▸ **STATED EXERCISE**:
Find each line with "this" and copy it.

▸ **DATASET RECORDS**:
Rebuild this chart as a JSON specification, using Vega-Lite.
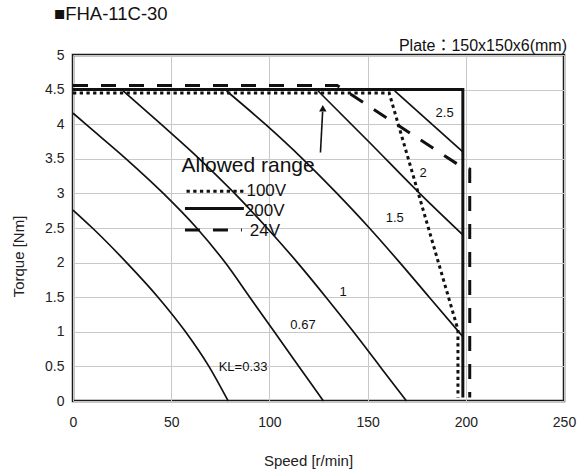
{
  "$schema": "https://vega.github.io/schema/vega-lite/v6.json",
  "width": 491,
  "height": 346,
  "autosize": {"type": "none"},
  "padding": {"left": 73, "top": 55, "right": 15, "bottom": 72},
  "background": "white",
  "title": {"text": "■FHA-11C-30", "anchor": "start", "frame": "group", "dx": -19, "offset": 15, "fontSize": 18.5, "fontWeight": "normal", "font": "Liberation Sans, Noto Sans CJK JP", "color": "#111"},
  "config": {
    "view": {"stroke": "#1a1a1a", "strokeWidth": 2.5},
    "axis": {"labelFont": "Liberation Sans", "titleFont": "Liberation Sans", "labelFontSize": 14, "titleFontSize": 15, "titleFontWeight": "normal", "labelColor": "#222", "titleColor": "#222", "gridColor": "#c8c8c8", "gridWidth": 1, "domain": false, "ticks": false, "tickSize": 0, "labelOverlap": false, "labelFlush": false},
    "text": {"font": "Liberation Sans, Noto Sans CJK JP", "color": "#111"}
  },
  "datasets": {
    "kl": [
      {"KL": "0.33", "speed": 0, "torque": 2.76}, {"KL": "0.33", "speed": 9.9, "torque": 2.5}, {"KL": "0.33", "speed": 27.3, "torque": 2.0}, {"KL": "0.33", "speed": 43.3, "torque": 1.5}, {"KL": "0.33", "speed": 57.3, "torque": 1.0}, {"KL": "0.33", "speed": 69.2, "torque": 0.5}, {"KL": "0.33", "speed": 79, "torque": 0},
      {"KL": "0.67", "speed": 0, "torque": 4.16}, {"KL": "0.67", "speed": 6.5, "torque": 4.0}, {"KL": "0.67", "speed": 27, "torque": 3.5}, {"KL": "0.67", "speed": 46, "torque": 3.0}, {"KL": "0.67", "speed": 63, "torque": 2.5}, {"KL": "0.67", "speed": 77.5, "torque": 2.0}, {"KL": "0.67", "speed": 90, "torque": 1.5}, {"KL": "0.67", "speed": 102.5, "torque": 1.0}, {"KL": "0.67", "speed": 115, "torque": 0.5}, {"KL": "0.67", "speed": 127.5, "torque": 0},
      {"KL": "1", "speed": 25.6, "torque": 4.48}, {"KL": "1", "speed": 44.8, "torque": 4.0}, {"KL": "1", "speed": 64.3, "torque": 3.5}, {"KL": "1", "speed": 82.3, "torque": 3.0}, {"KL": "1", "speed": 98.8, "torque": 2.5}, {"KL": "1", "speed": 114.3, "torque": 2.0}, {"KL": "1", "speed": 128.8, "torque": 1.5}, {"KL": "1", "speed": 142.8, "torque": 1.0}, {"KL": "1", "speed": 156.3, "torque": 0.5}, {"KL": "1", "speed": 169.8, "torque": 0},
      {"KL": "1.5", "speed": 78.2, "torque": 4.48}, {"KL": "1.5", "speed": 97.9, "torque": 4.0}, {"KL": "1.5", "speed": 116.9, "torque": 3.5}, {"KL": "1.5", "speed": 134.4, "torque": 3.0}, {"KL": "1.5", "speed": 150.9, "torque": 2.5}, {"KL": "1.5", "speed": 166.4, "torque": 2.0}, {"KL": "1.5", "speed": 181.4, "torque": 1.5}, {"KL": "1.5", "speed": 198.5, "torque": 0.93},
      {"KL": "2", "speed": 124.8, "torque": 4.48}, {"KL": "2", "speed": 150.5, "torque": 3.75}, {"KL": "2", "speed": 176.5, "torque": 3.0}, {"KL": "2", "speed": 198.5, "torque": 2.4},
      {"KL": "2.5", "speed": 163.8, "torque": 4.48}, {"KL": "2.5", "speed": 198.5, "torque": 3.6}
    ],
    "limits": [
      {"series": "100V", "role": "limit", "speed": 0, "torque": 4.45}, {"series": "100V", "role": "limit", "speed": 161, "torque": 4.45}, {"series": "100V", "role": "limit", "speed": 196, "torque": 1.03}, {"series": "100V", "role": "limit", "speed": 196, "torque": 0.05},
      {"series": "200V", "role": "limit", "speed": 0, "torque": 4.5}, {"series": "200V", "role": "limit", "speed": 198.5, "torque": 4.5}, {"series": "200V", "role": "limit", "speed": 198.5, "torque": 0.05},
      {"series": "24V", "role": "limit", "speed": 0, "torque": 4.56}, {"series": "24V", "role": "limit", "speed": 134.5, "torque": 4.56}, {"series": "24V", "role": "limit", "speed": 197, "torque": 3.4}, {"series": "24V", "role": "limit", "speed": 202, "torque": 3.35}, {"series": "24V", "role": "limit", "speed": 202, "torque": 0.05},
      {"series": "100V", "role": "legend", "speed": 57.8, "torque": 3.03}, {"series": "100V", "role": "legend", "speed": 87.5, "torque": 3.03},
      {"series": "200V", "role": "legend", "speed": 57, "torque": 2.78}, {"series": "200V", "role": "legend", "speed": 87, "torque": 2.78},
      {"series": "24V", "role": "legend", "speed": 57, "torque": 2.47}, {"series": "24V", "role": "legend", "speed": 86, "torque": 2.47}
    ],
    "kllabels": [
      {"label": "KL=0.33", "speed": 86.6, "torque": 0.49},
      {"label": "0.67", "speed": 117.1, "torque": 1.1},
      {"label": "1", "speed": 137.5, "torque": 1.58},
      {"label": "1.5", "speed": 163.8, "torque": 2.65},
      {"label": "2", "speed": 178.2, "torque": 3.29},
      {"label": "2.5", "speed": 189.2, "torque": 4.16}
    ],
    "legendlabels": [
      {"label": "100V", "speed": 88.3, "torque": 2.96},
      {"label": "200V", "speed": 87.5, "torque": 2.68},
      {"label": "24V", "speed": 90, "torque": 2.38}
    ]
  },
  "encoding": {
    "x": {"field": "speed", "type": "quantitative", "scale": {"domain": [0, 250], "nice": false, "padding": 0, "zero": false}, "axis": {"values": [0, 50, 100, 150, 200, 250], "title": "Speed [r/min]", "labelPadding": 14, "titleX": 235, "titleY": 59, "titleBaseline": "middle", "grid": true}},
    "y": {"field": "torque", "type": "quantitative", "scale": {"domain": [0, 5], "nice": false, "padding": 0, "zero": false}, "axis": {"values": [0, 0.5, 1, 1.5, 2, 2.5, 3, 3.5, 4, 4.5, 5], "format": "~g", "title": "Torque [Nm]", "labelPadding": 9, "titleX": -55, "titleY": 201, "titleAlign": "center", "titleBaseline": "middle", "grid": true}}
  },
  "layer": [
    {
      "data": {"name": "kl"},
      "mark": {"type": "line", "color": "#111", "strokeWidth": 1.7, "interpolate": "monotone"},
      "encoding": {
        "detail": {"field": "KL"},
        "order": {"value": null}
      }
    },
    {
      "data": {"name": "limits"},
      "mark": {"type": "line", "color": "#111", "strokeCap": "butt"},
      "encoding": {
        "strokeDash": {"field": "series", "scale": {"domain": ["100V", "200V", "24V"], "range": [[3.3, 3.4], [1, 0], [15, 13]]}, "legend": null},
        "strokeWidth": {"field": "series", "scale": {"domain": ["100V", "200V", "24V"], "range": [3, 3, 4]}, "legend": null},
        "detail": {"field": "role"},
        "order": {"value": null}
      }
    },
    {
      "data": {"values": [{"speed": 126, "torque": 3.59, "speed2": 127.1, "torque2": 4.18}]},
      "mark": {"type": "rule", "color": "#111", "strokeWidth": 1.6},
      "encoding": {
        "x2": {"field": "speed2"},
        "y2": {"field": "torque2"}
      }
    },
    {
      "data": {"values": [{"speed": 127.2, "torque": 4.23}]},
      "mark": {"type": "point", "shape": "triangle-up", "filled": true, "color": "#111", "size": 55, "opacity": 1},
      "encoding": {}
    },
    {
      "data": {"name": "kllabels"},
      "mark": {"type": "text", "fontSize": 13, "align": "center", "baseline": "middle"},
      "encoding": {"text": {"field": "label"}}
    },
    {
      "data": {"values": [{"label": "Allowed range", "speed": 55.3, "torque": 3.31}]},
      "mark": {"type": "text", "fontSize": 21, "align": "left", "baseline": "alphabetic"},
      "encoding": {"text": {"field": "label"}}
    },
    {
      "data": {"name": "legendlabels"},
      "mark": {"type": "text", "fontSize": 17, "align": "left", "baseline": "alphabetic"},
      "encoding": {"text": {"field": "label"}}
    },
    {
      "data": {"values": [{"label": "Plate：150x150x6(mm)", "speed": 250, "torque": 5}]},
      "mark": {"type": "text", "fontSize": 16, "align": "right", "baseline": "middle", "dx": 3, "dy": -9},
      "encoding": {"text": {"field": "label"}}
    }
  ]
}
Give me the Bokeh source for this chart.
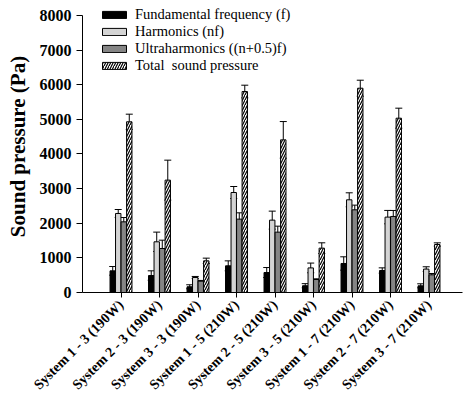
import math
from bokeh.plotting import figure
from bokeh.models import (ColumnDataSource, Range1d, FixedTicker, Whisker, TeeHead,
                          Legend, LegendItem)
from bokeh.embed import file_html
from bokeh.resources import INLINE

categories = ["System 1 - 3 (190W)", "System 2 - 3 (190W)", "System 3 - 3 (190W)",
              "System 1 - 5 (210W)", "System 2 - 5 (210W)", "System 3 - 5 (210W)",
              "System 1 - 7 (210W)", "System 2 - 7 (210W)", "System 3 - 7 (210W)"]
fundamental = [625, 490, 165, 770, 577, 195, 838, 635, 193]
fundamental_err = [125, 136, 58, 144, 144, 60, 193, 77, 58]
harmonics = [2282, 1464, 433, 2888, 2090, 710, 2677, 2177, 676]
harmonics_err = [115, 280, 30, 173, 260, 140, 202, 193, 67]
ultra = [2041, 1271, 328, 2119, 1743, 375, 2388, 2196, 511]
ultra_err = [125, 240, 20, 182, 173, 20, 135, 173, 38]
total = [4930, 3245, 915, 5804, 4408, 1281, 5900, 5034, 1386]
total_err = [220, 577, 77, 183, 529, 154, 231, 289, 48]
series_names = ["Fundamental frequency (f)", "Harmonics (nf)",
                "Ultraharmonics ((n+0.5)f)", "Total  sound pressure"]
y_ticks = [0, 1000, 2000, 3000, 4000, 5000, 6000, 7000, 8000]

FONT = "Liberation Serif"
p = figure(width=463, height=403, output_backend="svg", toolbar_location=None,
           x_range=Range1d(0, 9.87), y_range=Range1d(0, 8433),
           min_border_left=82, min_border_right=1, min_border_top=0,
           min_border_bottom=111)
p.outline_line_color = None
p.xgrid.visible = False
p.ygrid.visible = False

xs = list(range(1, len(categories) + 1))
bw = 0.14
offsets = [-0.215, -0.072, 0.072, 0.215]
values = [fundamental, harmonics, ultra, total]
errs = [fundamental_err, harmonics_err, ultra_err, total_err]
styles = [dict(fill_color="black"), dict(fill_color="#d4d4d4"),
          dict(fill_color="#858585"),
          dict(fill_color="white", hatch_pattern="right_diagonal_line", hatch_color="black",
               hatch_scale=5, hatch_weight=1.2)]
renderers = []
for off, vals, er, st in zip(offsets, values, errs, styles):
    src = ColumnDataSource(dict(x=[x + off for x in xs], top=vals,
                                upper=[v + e for v, e in zip(vals, er)],
                                lower=[v - e for v, e in zip(vals, er)]))
    r = p.vbar(x="x", top="top", width=bw, source=src, line_color="black",
               line_width=1, **st)
    renderers.append(r)
    w = Whisker(source=src, base="x", upper="upper", lower="lower",
                line_color="black", line_width=1,
                upper_head=TeeHead(size=7, line_color="black", line_width=1),
                lower_head=TeeHead(size=7, line_color="black", line_width=1))
    p.add_layout(w)

legend = Legend(items=[LegendItem(label=n, renderers=[r]) for n, r in zip(series_names, renderers)],
                glyph_width=30, glyph_height=9, label_height=10,
                spacing=-3, padding=0, margin=0, border_line_color=None,
                background_fill_alpha=0, label_text_font=FONT, label_text_color="black",
                label_text_font_size="14.5px", label_standoff=6, label_text_line_height=1.0)
p.add_layout(legend)
legend.location = (17, 218)

for ax in (p.xaxis, p.yaxis):
    ax.axis_line_color = "black"
    ax.major_tick_line_color = "black"
    ax.major_label_text_color = "black"
    ax.axis_label_text_color = "black"
    ax.minor_tick_line_color = None
    ax.major_tick_in = 0
    ax.major_label_text_font = FONT
    ax.major_label_text_font_style = "bold"

p.yaxis.ticker = FixedTicker(ticks=y_ticks)
p.yaxis.bounds = (0, 8000)
p.yaxis.major_tick_out = 6
p.yaxis.major_label_text_font_size = "16px"
p.yaxis.axis_label = "Sound pressure (Pa)"
p.yaxis.axis_label_text_font = FONT
p.yaxis.axis_label_text_font_style = "bold"
p.yaxis.axis_label_text_font_size = "21px"
p.yaxis.axis_label_standoff = 7

p.xaxis.ticker = FixedTicker(ticks=xs)
p.xaxis.major_label_overrides = {x: c for x, c in zip(xs, categories)}
p.xaxis.major_tick_out = 5
p.xaxis.major_label_orientation = math.pi / 4
p.xaxis.major_label_text_font_size = "14px"

open("out.html", "w").write(file_html(p, INLINE))
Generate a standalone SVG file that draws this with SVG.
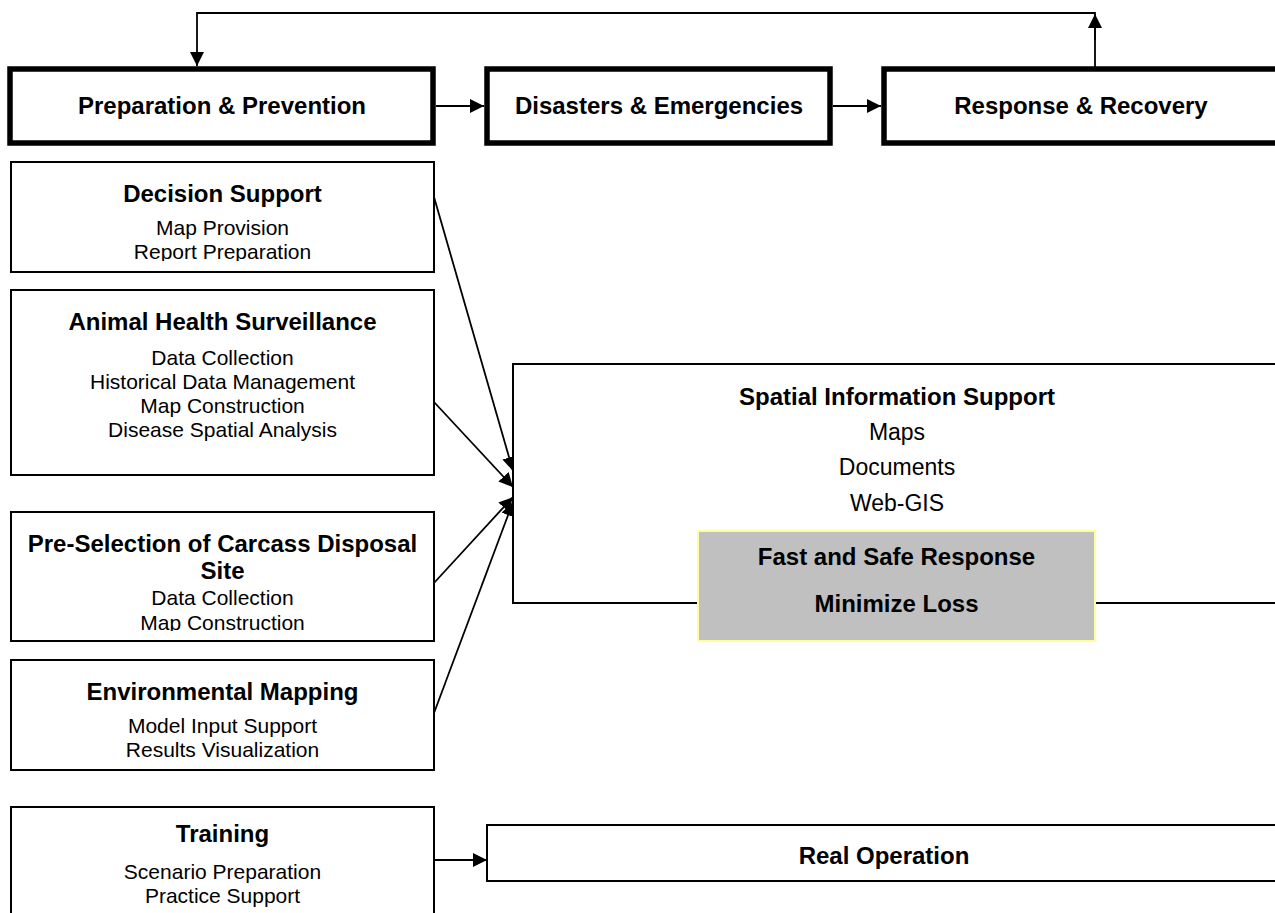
<svg xmlns="http://www.w3.org/2000/svg" width="1275" height="913" viewBox="0 0 1275 913">
<style>
.bg{fill:#ffffff}
.thick{fill:#ffffff;stroke:#000;stroke-width:5.5}
.thin{fill:#ffffff;stroke:#000;stroke-width:2}
.gray{fill:#c0c0c0;stroke:#ffff99;stroke-width:2}
.conn{fill:none;stroke:#000;stroke-width:1.8}
text{font-family:"Liberation Sans",Arial,sans-serif;fill:#000;text-anchor:middle}
.t{font-size:24px;font-weight:bold}
.i{font-size:21px}
.s{font-size:23px}
</style>
<defs>
<marker id="ah" markerUnits="userSpaceOnUse" markerWidth="15" markerHeight="14" refX="14" refY="7" orient="auto">
<path d="M0,0 L14,7 L0,14 z" fill="#000"/>
</marker>
<clipPath id="clipDec"><rect x="11" y="162" width="423" height="99"/></clipPath>
<clipPath id="clipPre"><rect x="11" y="512" width="423" height="119"/></clipPath>
</defs>
<rect class="bg" x="0" y="0" width="1275" height="913"/>

<g id="connectors">
<polyline class="conn" points="1095,67 1095,13 197,13 197,66" marker-end="url(#ah)"/>
<line class="conn" x1="1095" y1="40" x2="1095" y2="14" marker-end="url(#ah)"/>
<line class="conn" x1="436" y1="106" x2="484" y2="106" marker-end="url(#ah)"/>
<line class="conn" x1="833" y1="106" x2="881" y2="106" marker-end="url(#ah)"/>
<line class="conn" x1="434" y1="197" x2="513" y2="471" marker-end="url(#ah)"/>
<line class="conn" x1="434" y1="402" x2="513" y2="487" marker-end="url(#ah)"/>
<line class="conn" x1="434" y1="583" x2="513" y2="497" marker-end="url(#ah)"/>
<line class="conn" x1="434" y1="713" x2="513" y2="502" marker-end="url(#ah)"/>
<line class="conn" x1="434" y1="860" x2="487" y2="860" marker-end="url(#ah)"/>
</g>

<g id="prep">
<rect class="thick" x="10" y="69" width="423" height="74"/>
<text class="t" x="222" y="114">Preparation &amp; Prevention</text>
</g>
<g id="disasters">
<rect class="thick" x="487" y="69" width="343" height="74"/>
<text class="t" x="659" y="114">Disasters &amp; Emergencies</text>
</g>
<g id="response">
<rect class="thick" x="884" y="69" width="400" height="74"/>
<text class="t" x="1081" y="114">Response &amp; Recovery</text>
</g>

<g id="decision">
<rect class="thin" x="11" y="162" width="423" height="110"/>
<g clip-path="url(#clipDec)">
<text class="t" x="222.5" y="202">Decision Support</text>
<text class="i" x="222.5" y="235">Map Provision</text>
<text class="i" x="222.5" y="259">Report Preparation</text>
</g>
</g>

<g id="animal">
<rect class="thin" x="11" y="290" width="423" height="185"/>
<text class="t" x="222.5" y="330">Animal Health Surveillance</text>
<text class="i" x="222.5" y="365">Data Collection</text>
<text class="i" x="222.5" y="389">Historical Data Management</text>
<text class="i" x="222.5" y="413">Map Construction</text>
<text class="i" x="222.5" y="437">Disease Spatial Analysis</text>
</g>

<g id="preselection">
<rect class="thin" x="11" y="512" width="423" height="129"/>
<g clip-path="url(#clipPre)">
<text class="t" x="222.5" y="552">Pre-Selection of Carcass Disposal</text>
<text class="t" x="222.5" y="579">Site</text>
<text class="i" x="222.5" y="605">Data Collection</text>
<text class="i" x="222.5" y="630">Map Construction</text>
</g>
</g>

<g id="environmental">
<rect class="thin" x="11" y="660" width="423" height="110"/>
<text class="t" x="222.5" y="700">Environmental Mapping</text>
<text class="i" x="222.5" y="733">Model Input Support</text>
<text class="i" x="222.5" y="757">Results Visualization</text>
</g>

<g id="training">
<rect class="thin" x="11" y="807" width="423" height="120"/>
<text class="t" x="222.5" y="842">Training</text>
<text class="i" x="222.5" y="879">Scenario Preparation</text>
<text class="i" x="222.5" y="903">Practice Support</text>
</g>

<g id="spatial">
<rect class="thin" x="513" y="364" width="780" height="239"/>
<text class="t" x="897" y="405">Spatial Information Support</text>
<text class="s" x="897" y="440">Maps</text>
<text class="s" x="897" y="475">Documents</text>
<text class="s" x="897" y="511">Web-GIS</text>
</g>

<g id="outcome">
<rect class="gray" x="698" y="531" width="397" height="110"/>
<text class="t" x="896.5" y="565">Fast and Safe Response</text>
<text class="t" x="896.5" y="612">Minimize Loss</text>
</g>

<g id="realop">
<rect class="thin" x="487" y="825" width="800" height="56"/>
<text class="t" x="884" y="864">Real Operation</text>
</g>
</svg>
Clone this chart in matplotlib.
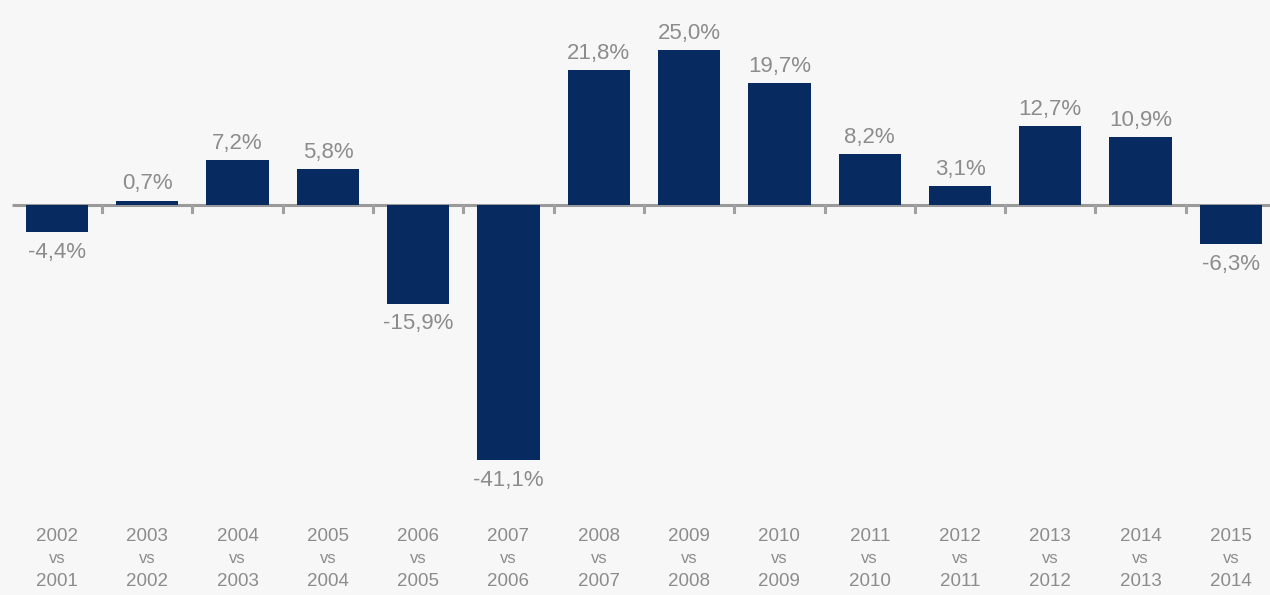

▸ **TASK RESPONSE**:
Rebuild this chart as a JSON specification, using Vega-Lite.
Give me the Bokeh source for this chart.
Generate a standalone SVG file that draws this with SVG.
Clone this chart in matplotlib.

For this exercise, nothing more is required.